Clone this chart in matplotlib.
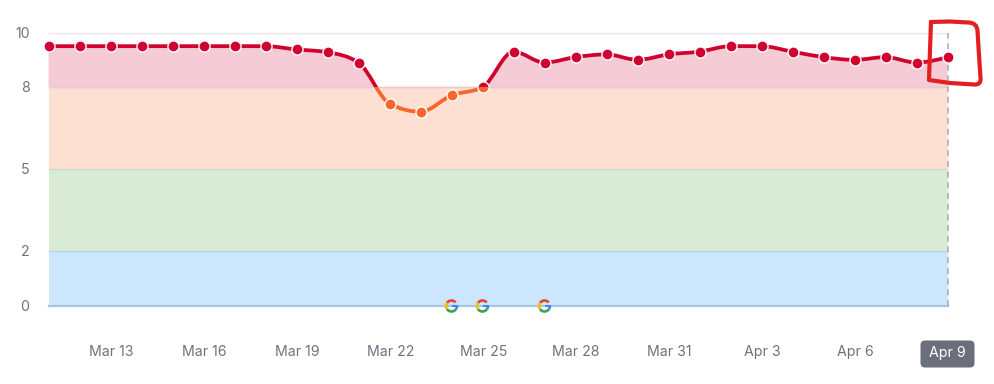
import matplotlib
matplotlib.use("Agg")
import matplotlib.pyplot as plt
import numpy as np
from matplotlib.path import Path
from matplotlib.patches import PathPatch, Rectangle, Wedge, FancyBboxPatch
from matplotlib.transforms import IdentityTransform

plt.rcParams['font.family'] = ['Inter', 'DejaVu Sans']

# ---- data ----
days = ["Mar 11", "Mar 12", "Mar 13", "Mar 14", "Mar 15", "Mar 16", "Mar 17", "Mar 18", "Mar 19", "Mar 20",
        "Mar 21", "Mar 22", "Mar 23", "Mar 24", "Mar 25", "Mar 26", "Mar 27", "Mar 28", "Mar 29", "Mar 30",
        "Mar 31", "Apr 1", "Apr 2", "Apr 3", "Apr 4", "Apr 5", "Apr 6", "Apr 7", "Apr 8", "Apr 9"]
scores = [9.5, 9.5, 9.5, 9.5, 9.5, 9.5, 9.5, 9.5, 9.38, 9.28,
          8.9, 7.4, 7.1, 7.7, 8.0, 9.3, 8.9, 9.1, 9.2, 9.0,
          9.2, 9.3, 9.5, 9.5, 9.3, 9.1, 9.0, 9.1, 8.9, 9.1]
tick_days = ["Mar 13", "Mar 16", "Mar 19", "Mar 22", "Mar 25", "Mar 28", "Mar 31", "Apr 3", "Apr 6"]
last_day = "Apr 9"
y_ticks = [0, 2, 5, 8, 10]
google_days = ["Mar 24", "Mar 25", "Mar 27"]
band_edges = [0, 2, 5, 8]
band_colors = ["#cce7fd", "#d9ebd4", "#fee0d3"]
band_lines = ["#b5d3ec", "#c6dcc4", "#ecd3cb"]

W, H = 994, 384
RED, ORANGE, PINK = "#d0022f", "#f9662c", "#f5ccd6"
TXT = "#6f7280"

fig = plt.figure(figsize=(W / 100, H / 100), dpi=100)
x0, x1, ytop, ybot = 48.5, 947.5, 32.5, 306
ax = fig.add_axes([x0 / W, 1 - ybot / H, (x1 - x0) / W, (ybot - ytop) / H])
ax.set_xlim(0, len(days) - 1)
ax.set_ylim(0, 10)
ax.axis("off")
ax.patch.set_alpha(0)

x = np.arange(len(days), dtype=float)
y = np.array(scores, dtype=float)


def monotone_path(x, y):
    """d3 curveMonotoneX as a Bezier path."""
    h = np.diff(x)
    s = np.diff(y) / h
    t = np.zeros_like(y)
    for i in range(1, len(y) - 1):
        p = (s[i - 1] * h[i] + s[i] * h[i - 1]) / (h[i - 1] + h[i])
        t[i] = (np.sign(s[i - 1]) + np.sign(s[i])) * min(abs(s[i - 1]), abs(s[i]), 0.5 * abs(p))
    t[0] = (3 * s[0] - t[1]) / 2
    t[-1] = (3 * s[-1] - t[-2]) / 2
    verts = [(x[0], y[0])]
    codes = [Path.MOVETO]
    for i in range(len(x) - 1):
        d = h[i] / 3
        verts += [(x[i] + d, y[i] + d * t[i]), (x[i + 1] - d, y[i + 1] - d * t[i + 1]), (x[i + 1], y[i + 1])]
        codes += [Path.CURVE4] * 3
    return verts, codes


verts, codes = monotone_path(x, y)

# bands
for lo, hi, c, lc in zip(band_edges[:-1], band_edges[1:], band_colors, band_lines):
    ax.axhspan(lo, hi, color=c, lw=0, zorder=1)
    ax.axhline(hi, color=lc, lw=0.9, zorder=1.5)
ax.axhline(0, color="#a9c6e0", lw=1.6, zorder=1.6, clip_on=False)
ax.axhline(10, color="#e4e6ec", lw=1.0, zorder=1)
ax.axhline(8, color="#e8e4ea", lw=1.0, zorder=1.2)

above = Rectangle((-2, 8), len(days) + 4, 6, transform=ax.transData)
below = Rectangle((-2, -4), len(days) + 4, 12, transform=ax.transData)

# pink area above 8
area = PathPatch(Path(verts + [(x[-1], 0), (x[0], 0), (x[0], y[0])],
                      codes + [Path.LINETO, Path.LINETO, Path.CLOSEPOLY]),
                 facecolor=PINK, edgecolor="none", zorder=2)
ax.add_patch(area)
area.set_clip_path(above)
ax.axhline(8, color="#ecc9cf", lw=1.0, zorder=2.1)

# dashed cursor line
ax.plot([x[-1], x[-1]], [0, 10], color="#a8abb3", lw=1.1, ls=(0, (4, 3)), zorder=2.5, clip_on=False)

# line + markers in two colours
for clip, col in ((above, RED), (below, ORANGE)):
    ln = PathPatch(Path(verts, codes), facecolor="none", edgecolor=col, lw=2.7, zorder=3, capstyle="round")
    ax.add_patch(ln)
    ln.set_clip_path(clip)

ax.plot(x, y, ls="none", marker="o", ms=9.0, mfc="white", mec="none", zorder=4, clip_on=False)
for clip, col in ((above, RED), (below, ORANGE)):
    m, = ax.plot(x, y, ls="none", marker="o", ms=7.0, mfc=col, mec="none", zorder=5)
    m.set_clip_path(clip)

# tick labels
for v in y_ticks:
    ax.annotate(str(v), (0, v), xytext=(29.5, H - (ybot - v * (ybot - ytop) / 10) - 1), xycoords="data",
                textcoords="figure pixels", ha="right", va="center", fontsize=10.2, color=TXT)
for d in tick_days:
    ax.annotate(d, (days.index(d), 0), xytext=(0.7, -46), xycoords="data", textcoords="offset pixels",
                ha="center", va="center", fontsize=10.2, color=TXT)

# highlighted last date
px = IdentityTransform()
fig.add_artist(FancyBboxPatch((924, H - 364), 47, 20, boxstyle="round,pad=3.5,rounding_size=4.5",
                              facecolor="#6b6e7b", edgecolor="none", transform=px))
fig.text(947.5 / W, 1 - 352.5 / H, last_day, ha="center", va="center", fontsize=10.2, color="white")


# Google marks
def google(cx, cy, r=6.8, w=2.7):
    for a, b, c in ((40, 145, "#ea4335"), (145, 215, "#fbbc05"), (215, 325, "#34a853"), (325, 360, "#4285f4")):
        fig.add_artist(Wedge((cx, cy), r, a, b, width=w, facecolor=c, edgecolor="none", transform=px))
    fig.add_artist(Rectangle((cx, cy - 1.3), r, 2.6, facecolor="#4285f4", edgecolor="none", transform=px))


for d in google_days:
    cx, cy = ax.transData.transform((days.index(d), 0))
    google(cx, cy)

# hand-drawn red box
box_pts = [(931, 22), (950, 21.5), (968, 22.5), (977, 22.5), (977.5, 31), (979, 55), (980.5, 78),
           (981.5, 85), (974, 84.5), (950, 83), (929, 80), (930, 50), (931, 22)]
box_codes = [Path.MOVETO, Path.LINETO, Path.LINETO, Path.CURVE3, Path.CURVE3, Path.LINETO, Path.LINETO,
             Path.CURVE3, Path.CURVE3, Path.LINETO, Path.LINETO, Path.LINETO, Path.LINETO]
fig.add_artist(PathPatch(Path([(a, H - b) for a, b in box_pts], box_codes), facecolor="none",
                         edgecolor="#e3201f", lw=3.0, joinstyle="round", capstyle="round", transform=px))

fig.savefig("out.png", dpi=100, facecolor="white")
● ● ● ● ● ● ●
### JOB
Exclude the images, then output the data above word for word.

### EXERCISE ANSWER
Clone this chart in matplotlib.
import matplotlib
matplotlib.use("Agg")
import matplotlib.pyplot as plt
import numpy as np
from matplotlib.path import Path
from matplotlib.patches import PathPatch, Rectangle, Wedge, FancyBboxPatch
from matplotlib.transforms import IdentityTransform

plt.rcParams['font.family'] = ['Inter', 'DejaVu Sans']

# ---- data ----
days = ["Mar 11", "Mar 12", "Mar 13", "Mar 14", "Mar 15", "Mar 16", "Mar 17", "Mar 18", "Mar 19", "Mar 20",
        "Mar 21", "Mar 22", "Mar 23", "Mar 24", "Mar 25", "Mar 26", "Mar 27", "Mar 28", "Mar 29", "Mar 30",
        "Mar 31", "Apr 1", "Apr 2", "Apr 3", "Apr 4", "Apr 5", "Apr 6", "Apr 7", "Apr 8", "Apr 9"]
scores = [9.5, 9.5, 9.5, 9.5, 9.5, 9.5, 9.5, 9.5, 9.38, 9.28,
          8.9, 7.4, 7.1, 7.7, 8.0, 9.3, 8.9, 9.1, 9.2, 9.0,
          9.2, 9.3, 9.5, 9.5, 9.3, 9.1, 9.0, 9.1, 8.9, 9.1]
tick_days = ["Mar 13", "Mar 16", "Mar 19", "Mar 22", "Mar 25", "Mar 28", "Mar 31", "Apr 3", "Apr 6"]
last_day = "Apr 9"
y_ticks = [0, 2, 5, 8, 10]
google_days = ["Mar 24", "Mar 25", "Mar 27"]
band_edges = [0, 2, 5, 8]
band_colors = ["#cce7fd", "#d9ebd4", "#fee0d3"]
band_lines = ["#b5d3ec", "#c6dcc4", "#ecd3cb"]

W, H = 994, 384
RED, ORANGE, PINK = "#d0022f", "#f9662c", "#f5ccd6"
TXT = "#6f7280"

fig = plt.figure(figsize=(W / 100, H / 100), dpi=100)
x0, x1, ytop, ybot = 48.5, 947.5, 32.5, 306
ax = fig.add_axes([x0 / W, 1 - ybot / H, (x1 - x0) / W, (ybot - ytop) / H])
ax.set_xlim(0, len(days) - 1)
ax.set_ylim(0, 10)
ax.axis("off")
ax.patch.set_alpha(0)

x = np.arange(len(days), dtype=float)
y = np.array(scores, dtype=float)


def monotone_path(x, y):
    """d3 curveMonotoneX as a Bezier path."""
    h = np.diff(x)
    s = np.diff(y) / h
    t = np.zeros_like(y)
    for i in range(1, len(y) - 1):
        p = (s[i - 1] * h[i] + s[i] * h[i - 1]) / (h[i - 1] + h[i])
        t[i] = (np.sign(s[i - 1]) + np.sign(s[i])) * min(abs(s[i - 1]), abs(s[i]), 0.5 * abs(p))
    t[0] = (3 * s[0] - t[1]) / 2
    t[-1] = (3 * s[-1] - t[-2]) / 2
    verts = [(x[0], y[0])]
    codes = [Path.MOVETO]
    for i in range(len(x) - 1):
        d = h[i] / 3
        verts += [(x[i] + d, y[i] + d * t[i]), (x[i + 1] - d, y[i + 1] - d * t[i + 1]), (x[i + 1], y[i + 1])]
        codes += [Path.CURVE4] * 3
    return verts, codes


verts, codes = monotone_path(x, y)

# bands
for lo, hi, c, lc in zip(band_edges[:-1], band_edges[1:], band_colors, band_lines):
    ax.axhspan(lo, hi, color=c, lw=0, zorder=1)
    ax.axhline(hi, color=lc, lw=0.9, zorder=1.5)
ax.axhline(0, color="#a9c6e0", lw=1.6, zorder=1.6, clip_on=False)
ax.axhline(10, color="#e4e6ec", lw=1.0, zorder=1)
ax.axhline(8, color="#e8e4ea", lw=1.0, zorder=1.2)

above = Rectangle((-2, 8), len(days) + 4, 6, transform=ax.transData)
below = Rectangle((-2, -4), len(days) + 4, 12, transform=ax.transData)

# pink area above 8
area = PathPatch(Path(verts + [(x[-1], 0), (x[0], 0), (x[0], y[0])],
                      codes + [Path.LINETO, Path.LINETO, Path.CLOSEPOLY]),
                 facecolor=PINK, edgecolor="none", zorder=2)
ax.add_patch(area)
area.set_clip_path(above)
ax.axhline(8, color="#ecc9cf", lw=1.0, zorder=2.1)

# dashed cursor line
ax.plot([x[-1], x[-1]], [0, 10], color="#a8abb3", lw=1.1, ls=(0, (4, 3)), zorder=2.5, clip_on=False)

# line + markers in two colours
for clip, col in ((above, RED), (below, ORANGE)):
    ln = PathPatch(Path(verts, codes), facecolor="none", edgecolor=col, lw=2.7, zorder=3, capstyle="round")
    ax.add_patch(ln)
    ln.set_clip_path(clip)

ax.plot(x, y, ls="none", marker="o", ms=9.0, mfc="white", mec="none", zorder=4, clip_on=False)
for clip, col in ((above, RED), (below, ORANGE)):
    m, = ax.plot(x, y, ls="none", marker="o", ms=7.0, mfc=col, mec="none", zorder=5)
    m.set_clip_path(clip)

# tick labels
for v in y_ticks:
    ax.annotate(str(v), (0, v), xytext=(29.5, H - (ybot - v * (ybot - ytop) / 10) - 1), xycoords="data",
                textcoords="figure pixels", ha="right", va="center", fontsize=10.2, color=TXT)
for d in tick_days:
    ax.annotate(d, (days.index(d), 0), xytext=(0.7, -46), xycoords="data", textcoords="offset pixels",
                ha="center", va="center", fontsize=10.2, color=TXT)

# highlighted last date
px = IdentityTransform()
fig.add_artist(FancyBboxPatch((924, H - 364), 47, 20, boxstyle="round,pad=3.5,rounding_size=4.5",
                              facecolor="#6b6e7b", edgecolor="none", transform=px))
fig.text(947.5 / W, 1 - 352.5 / H, last_day, ha="center", va="center", fontsize=10.2, color="white")


# Google marks
def google(cx, cy, r=6.8, w=2.7):
    for a, b, c in ((40, 145, "#ea4335"), (145, 215, "#fbbc05"), (215, 325, "#34a853"), (325, 360, "#4285f4")):
        fig.add_artist(Wedge((cx, cy), r, a, b, width=w, facecolor=c, edgecolor="none", transform=px))
    fig.add_artist(Rectangle((cx, cy - 1.3), r, 2.6, facecolor="#4285f4", edgecolor="none", transform=px))


for d in google_days:
    cx, cy = ax.transData.transform((days.index(d), 0))
    google(cx, cy)

# hand-drawn red box
box_pts = [(931, 22), (950, 21.5), (968, 22.5), (977, 22.5), (977.5, 31), (979, 55), (980.5, 78),
           (981.5, 85), (974, 84.5), (950, 83), (929, 80), (930, 50), (931, 22)]
box_codes = [Path.MOVETO, Path.LINETO, Path.LINETO, Path.CURVE3, Path.CURVE3, Path.LINETO, Path.LINETO,
             Path.CURVE3, Path.CURVE3, Path.LINETO, Path.LINETO, Path.LINETO, Path.LINETO]
fig.add_artist(PathPatch(Path([(a, H - b) for a, b in box_pts], box_codes), facecolor="none",
                         edgecolor="#e3201f", lw=3.0, joinstyle="round", capstyle="round", transform=px))

fig.savefig("out.png", dpi=100, facecolor="white")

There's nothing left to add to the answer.